Member of the Nebraska Legislature from the 47th district
- In office January 3, 2001 – January 7, 2009
- Preceded by: Gerald Matzke
- Succeeded by: Ken Schilz

Personal details
- Born: April 7, 1977 (age 49) Scottsbluff, Nebraska, U.S.
- Party: Republican
- Alma mater: University of Nebraska–Lincoln

= Philip Erdman =

American politician

Philip Erdman (born 1977) is a politician from the U.S. state of Nebraska. A member of the Republican Party, Erdman served in the Nebraska Legislature from 2001 to 2009. He works as a credit analyst and appraiser.

==Personal life==
He was born on April 7, 1977, in Scottsbluff, Nebraska, and graduated from Bayard High School as valedictorian in 1996. He then graduated from University of Nebraska–Lincoln in agricultural sciences in 2000. He went on to work for Farmland Industries, and as a football recruiter for UNL Athletic Department.
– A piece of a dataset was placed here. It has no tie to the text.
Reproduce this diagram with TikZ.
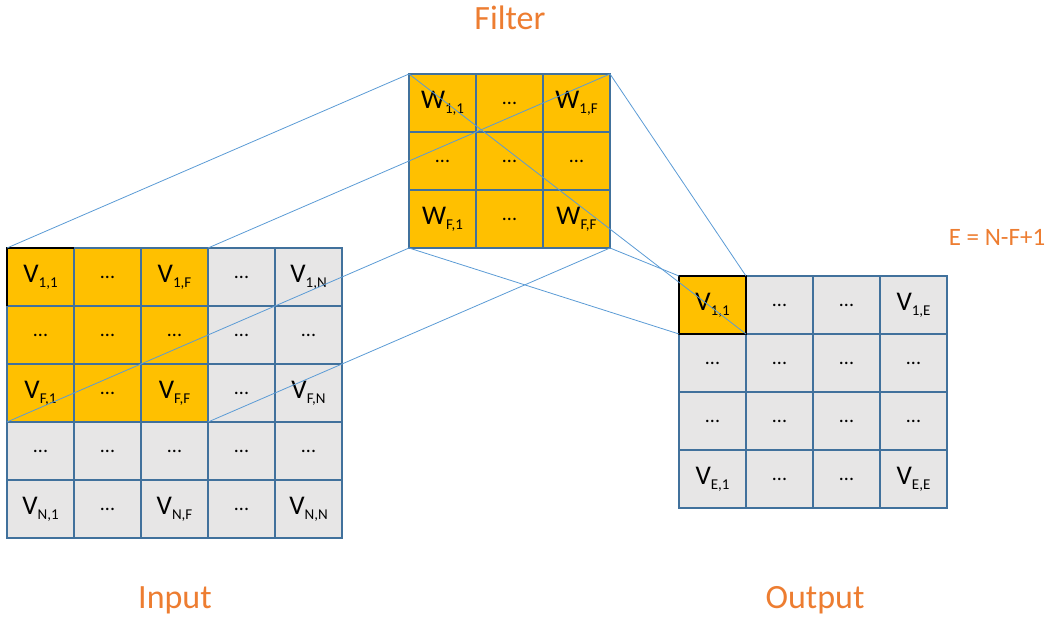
\documentclass[tikz,border=0pt]{standalone}
\usepackage{fontspec}
\setmainfont{Carlito}
\usetikzlibrary{positioning}

\definecolor{cellorange}{HTML}{FFC000}
\definecolor{cellgrey}{HTML}{E7E6E6}
\definecolor{gridblue}{HTML}{41719C}
\definecolor{projblue}{HTML}{5B9BD5}
\definecolor{titleorange}{HTML}{ED7D31}

\newcommand{\elem}[2]{#1\raisebox{-5pt}{\fontsize{15}{15}\selectfont #2}}
\newcommand{\celldots}{{\fontsize{20}{20}\selectfont ...}}

\begin{document}
\begin{tikzpicture}[
    x=1pt, y=-1pt,
    cell/.style={draw=gridblue, line width=1.3pt, inner sep=0pt, outer sep=0pt,
        minimum width=67pt, minimum height=58pt, font=\fontsize{27}{30}\selectfont},
    proj/.style={draw=projblue, line width=0.8pt},
    title/.style={text=titleorange, font=\fontsize{34}{38}\selectfont},
]
\useasboundingbox (0,0) rectangle (1052,620);

% === INPUT ===
\foreach \row [count=\r] in {
    {\elem{V}{1,1},\celldots,\elem{V}{1,F},\celldots,\elem{V}{1,N}},
    {\celldots,\celldots,\celldots,\celldots,\celldots},
    {\elem{V}{F,1},\celldots,\elem{V}{F,F},\celldots,\elem{V}{F,N}},
    {\celldots,\celldots,\celldots,\celldots,\celldots},
    {\elem{V}{N,1},\celldots,\elem{V}{N,F},\celldots,\elem{V}{N,N}}}
{
    \foreach \t [count=\c] in \row {
        \pgfmathtruncatemacro\hot{and(\r<4,\c<4)}
        \ifnum\hot=1 \def\cellcol{cellorange}\else\def\cellcol{cellgrey}\fi
        \node[cell, fill=\cellcol] (in_\r_\c) at ({40.5+67*(\c-1)},{277+58*(\r-1)}) {\t};
    }
}
\draw[black, line width=1.3pt] (in_1_1.south west) |- (in_1_1.north east);

% === FILTER ===
\foreach \row [count=\r] in {
    {\elem{W}{1,1},\celldots,\elem{W}{1,F}},
    {\celldots,\celldots,\celldots},
    {\elem{W}{F,1},\celldots,\elem{W}{F,F}}}
{
    \foreach \t [count=\c] in \row {
        \node[cell, fill=cellorange] (f_\r_\c) at ({442.5+67*(\c-1)},{103+58*(\r-1)}) {\t};
    }
}

% === OUTPUT ===
\foreach \row [count=\r] in {
    {\elem{V}{1,1},\celldots,\celldots,\elem{V}{1,E}},
    {\celldots,\celldots,\celldots,\celldots},
    {\celldots,\celldots,\celldots,\celldots},
    {\elem{V}{E,1},\celldots,\celldots,\elem{V}{E,E}}}
{
    \foreach \t [count=\c] in \row {
        \pgfmathtruncatemacro\hot{and(\r<2,\c<2)}
        \ifnum\hot=1 \def\cellcol{cellorange}\else\def\cellcol{cellgrey}\fi
        \node[cell, fill=\cellcol] (out_\r_\c) at ({712.5+67*(\c-1)},{305+58*(\r-1)}) {\t};
    }
}
\draw[black, line width=1.3pt] (out_1_1.north west) rectangle (out_1_1.south east);

% Projection lines filter -> input
\draw[proj] (f_1_1.north west) -- (in_1_1.north west);
\draw[proj] (f_1_3.north east) -- (in_1_3.north east);
\draw[proj] (f_3_1.south west) -- (in_3_1.south west);
\draw[proj] (f_3_3.south east) -- (in_3_3.south east);

% Projection lines filter -> output
\draw[proj] (f_1_1.north west) -- (out_1_1.south east);
\draw[proj] (f_1_3.north east) -- (out_1_1.north east);
\draw[proj] (f_3_3.south east) -- (out_1_1.north west);
\draw[proj] (f_3_1.south west) -- (out_1_1.south west);

% === LABELS ===
\node[title] (filterlabel) at (510,18) {Filter};
\node[title] (inputlabel) at (175,600) {Input};
\node[title] (outputlabel) at (815,600) {Output};
\node[text=titleorange, font=\fontsize{25}{27}\selectfont] (sizelabel) at (997,237) {E = N-F+1};

\end{tikzpicture}
\end{document}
He is a member of Future Farmers of America, both Cheyenne County and Kimball/Banner County chamber of commerce, and a delegate to local Republican conventions.

==State legislature==
He was elected in 2000 to represent the 47th Nebraska legislative district and reelected in 2004. He sat on the General Affairs, Health and Human Services, Nebraska Retirement Systems, Executive Board, Reference, and the Legislative Performance Audit committees as well as being the vice chairperson of the Agriculture committee.